- John Kim and Daniel Freedman: Could the Hermit Kingdom be the next Myanmar?
- Kim, Freedman: Myanmar surprised everyone by its reforms, and Western investors responded
- They say North Korean leadership may not want to rely solely on China for its needs
- Kim, Freedman: Visits to North Korea or interactions with its people should be encouraged
One question that policymakers might have overlooked in trying to come up with a long-term strategy toward North Korea is this: Could the Hermit Kingdom be the next Myanmar?
Myanmar, widely known by its former name of Burma, was once a pariah, but it has surprised almost everyone by becoming a Western investor's dream. While there are significant differences between Myanmar and North Korea, there are similarities that prompt the same Southeast Asian investors who correctly predicted Myanmar's turnaround to be optimistic about North Korea's future.
Until recently, Myanmar's only ally was China. For over a decade, the international community placed sanctions on Myanmar for its human rights violations, including the house arrest of the prominent activist Aung San Suu Kyi. But the junta drastically changed direction and endorsed a U.S. road map for reform -- a process that led to the U.S. lifting its export ban in September. Today, an emancipated Suu Kyi is working with the new government on reforms, and Westerners carrying suitcases of cash (sometimes literally) are looking to invest in the country.
There are many good reasons to turn to Myanmar.

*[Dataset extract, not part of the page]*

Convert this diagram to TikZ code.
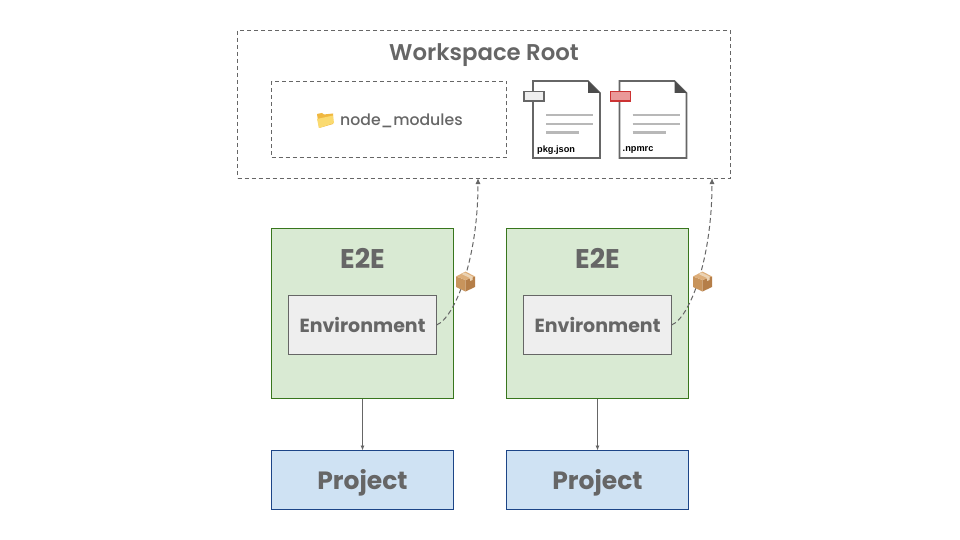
\documentclass[tikz,border=0pt]{standalone}
\usepackage{fontspec}
\setmainfont{Poppins}
\newfontfamily\mediumfont{Poppins Medium}
\newfontfamily\semifont{Poppins SemiBold}
\newfontfamily\labelfont{Liberation Sans}
\usetikzlibrary{arrows.meta}
\definecolor{txt}{HTML}{666666}
\definecolor{greenfill}{HTML}{D9EAD3}
\definecolor{greenline}{HTML}{38761D}
\definecolor{bluefill}{HTML}{CFE2F3}
\definecolor{blueline}{HTML}{1C4587}
\definecolor{envfill}{HTML}{EEEEEE}
\definecolor{boxleft}{HTML}{C8945C}
\definecolor{boxright}{HTML}{B57E48}
\definecolor{boxtop}{HTML}{DDAE7A}
\definecolor{boxtape}{HTML}{EBD3B4}
\definecolor{docred}{HTML}{CC3333}
\definecolor{docredfill}{HTML}{EA9999}
\definecolor{folderback}{HTML}{F0B840}
\definecolor{folderfront}{HTML}{FADA70}
\tikzset{
  box/.style={rectangle,inner sep=0pt,outer sep=0pt,line width=.9pt,text=txt,font=\fontsize{25}{29}\selectfont\bfseries},
  dashbox/.style={box,draw=txt,line width=.8pt,dash pattern=on 4pt off 3pt,minimum width=#1},
  e2e/.style={box,draw=greenline,fill=greenfill,minimum width=182pt,minimum height=170pt},
  env/.style={box,draw=txt,fill=envfill,minimum width=148pt,minimum height=59pt,font=\fontsize{19}{23}\selectfont\bfseries},
  proj/.style={box,draw=blueline,fill=bluefill,minimum width=182pt,minimum height=59pt},
  title/.style={inner sep=0pt,text=txt,font=\fontsize{27}{31}\selectfont\bfseries},
  solidarrow/.style={draw=txt,line width=.8pt,-{Latex[length=5pt,width=4pt]}},
  dasharrow/.style={draw=txt,line width=1pt,dash pattern=on 5pt off 3pt,-{Latex[length=6pt,width=5pt]}},
  docline/.style={draw=black!60,line width=1.6pt},
  textline/.style={draw=black!28,line width=2.8pt}
}
\newcommand{\docicon}[5]{%
  \begin{scope}[shift={(#1,81)}]
    \draw[docline,fill=white,line join=miter] (0,0) -- (55,0) -- (67,12) -- (67,77) -- (0,77) -- cycle;
    \fill[black!70] (55,0) -- (67,12) -- (55,12) -- cycle;
    \draw[textline] (13,34) -- (60,34);
    \draw[textline] (13,43) -- (60,43);
    \draw[textline] (13,51.5) -- (46,51.5);
    \draw[#3,fill=#4,line width=1.6pt] (-9,10.5) rectangle (11,20);
    \node[anchor=west,inner sep=0pt,text=black,font=\labelfont\fontsize{9.2}{11}\selectfont\bfseries] at (#5,69) {#2};
  \end{scope}}
\newcommand{\boxicon}[2]{%
  \begin{scope}[shift={(#1,#2)}]
    \fill[boxleft] (-9.5,-4.5) -- (0,-1) -- (0,10.5) -- (-9.5,6) -- cycle;
    \fill[boxright] (0,-1) -- (9.5,-4.5) -- (9.5,6) -- (0,10.5) -- cycle;
    \fill[boxtop] (-9.5,-4.5) -- (0,-9.5) -- (9.5,-4.5) -- (0,-1) -- cycle;
    \fill[boxtape] (-4,-7) -- (-1,-8.5) -- (7,-4.5) -- (7,-1) -- (4.5,0) -- (4.5,-3) -- cycle;
  \end{scope}}
\begin{document}
\begin{tikzpicture}[x=1pt,y=-1pt]
\useasboundingbox (0,0) rectangle (960,540);
\fill[white] (0,0) rectangle (960,540);

\node[dashbox=493pt,minimum height=147.5pt] (ws) at (484,104.25) {};
\node[inner sep=0pt,text=txt,font=\semifont\fontsize{22.8}{27}\selectfont] (wstitle) at (484,55) {Workspace Root};
\node[dashbox=235pt,minimum height=76pt] (nm) at (389,119.5) {};
\node[inner sep=0pt,text=txt,font=\mediumfont\fontsize{15.7}{19}\selectfont,anchor=west] (nmlabel) at (340,120.5) {node\_modules};
% folder icon
\fill[folderback] (317,114) -- (322,113) -- (324,114.5) -- (333,113.5) -- (333,124) -- (319,128) -- cycle;
\fill[folderfront] (317,119) -- (333,115.5) -- (334,123) -- (319,128) -- cycle;

\docicon{533}{pkg.json}{black!60}{envfill}{4}
\docicon{619.5}{.npmrc}{docred}{docredfill}{3}

\node[e2e] (e1) at (362.5,313.5) {};
\node[e2e] (e2) at (597.5,313.5) {};
\node[title] (t1) at (362.5,258.5) {E2E};
\node[title] (t2) at (597.5,258.5) {E2E};
\node[env] (n1) at (362.5,325) {Environment};
\node[env] (n2) at (597.5,325) {Environment};
\node[proj] (p1) at (362.5,480) {\raisebox{-9pt}[0pt][0pt]{Project}};
\node[proj] (p2) at (597.5,480) {\raisebox{-9pt}[0pt][0pt]{Project}};

\draw[solidarrow] (e1.south) -- (p1.north);
\draw[solidarrow] (e2.south) -- (p2.north);

\coordinate (c1) at (478,178);
\coordinate (c2) at (712,178);
\draw[dasharrow] (n1.east) .. controls +(18,-7) and +(0,82) .. (c1);
\draw[dasharrow] (n2.east) .. controls +(18,-7) and +(0,82) .. (c2);
\boxicon{465.5}{281}
\boxicon{702.5}{281}
\end{tikzpicture}
\end{document}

The country has plenty of fertile land for agriculture, an abundance of precious stones and large reserves of oil, gas, coal and metals. Office rentals in some parts of Yangon, the former capital, exceed those in central Tokyo. Children who used to beg on the streets have been spotted selling copies of the investment law (in Burmese and English).
Myanmar's transformation is partly because of the leadership realizing that overreliance on China jeopardized the country's national security. The government prioritized diversifying its trading counterparts, and the detente began.
An over-dependence on China could become a big issue for North Korea, too.
China props up North Korea with aid and diplomatic support. According to the Council on Foreign Relations, the Middle Kingdom provides North Korea most of its energy needs and consumer goods and nearly half of its food supplies. But despite the support, the North Korean leadership often ignores Beijing's requests. North Korea conducted its third nuclear test in February despite China publicly asking it not to so.
Economic and political pressures do not work well on North Korea's leadership because its central ideology of Juche, translated as "self-reliance," produces a very negative reaction to outside pressure. This stems from an underdog psyche resulting from centuries of kowtowing to strong Chinese and Japanese neighbors. When the regime feels provoked, it often acts in the opposite direction to demonstrate its independence.
For China, being ignored by North Korea is an embarrassment. China's strategy is a combination of reprimand with ongoing economic engagement, hoping that its influence will change North Korea's mind. Meanwhile, North Korea's leadership is aware of its ever-increasing reliance on China, and the Juche ideology may catalyze diversification -- as in Myanmar.
And like Myanmar, North Korea would have an appeal to investors.
It, too, has large deposits of undeveloped mineral wealth, estimated by the South Korean government to be worth $6 trillion. The country also boasts a cheap labor force, with even higher literacy rates than Myanmar.
There is one big difference between the two countries -- the attitude of the people toward the West.
Even when the U.S. had sanctions on Myanmar, the people weren't taught to hate America. A steady stream of propaganda, however, has left North Koreans with a negative view of the United States. But the recent celebrated visits of Americans such as Google Chairman Eric Schmidt and former NBA Star Dennis Rodman show the appeal the U.S. still has -- and the soft power it can leverage.
While the State Department criticized Schmidt, saying the timing wasn't "particularly helpful," the timing was in fact telling. Even while going head-to-head with the U.S. on the world stage, a representative of U.S. capitalism was heralded inside North Korea.
Of course, soft power strategies are difficult to employ while tensions are high. Since the nuclear test in February, North Korea has threatened to strike at U.S. bases in Asia. It has closed the joint North-South Kaesong Industrial Zone and declared a state of war with South Korea. These are actions that cannot be ignored. But in deciding a response, it's important to understand how the leadership is thinking -- and what the future could hold.
In the meantime, it's the China-North Korea relationship that the savviest of Southeast Asia investors are watching most closely. Maybe North Korea could learn valuable lessons from Myanmar.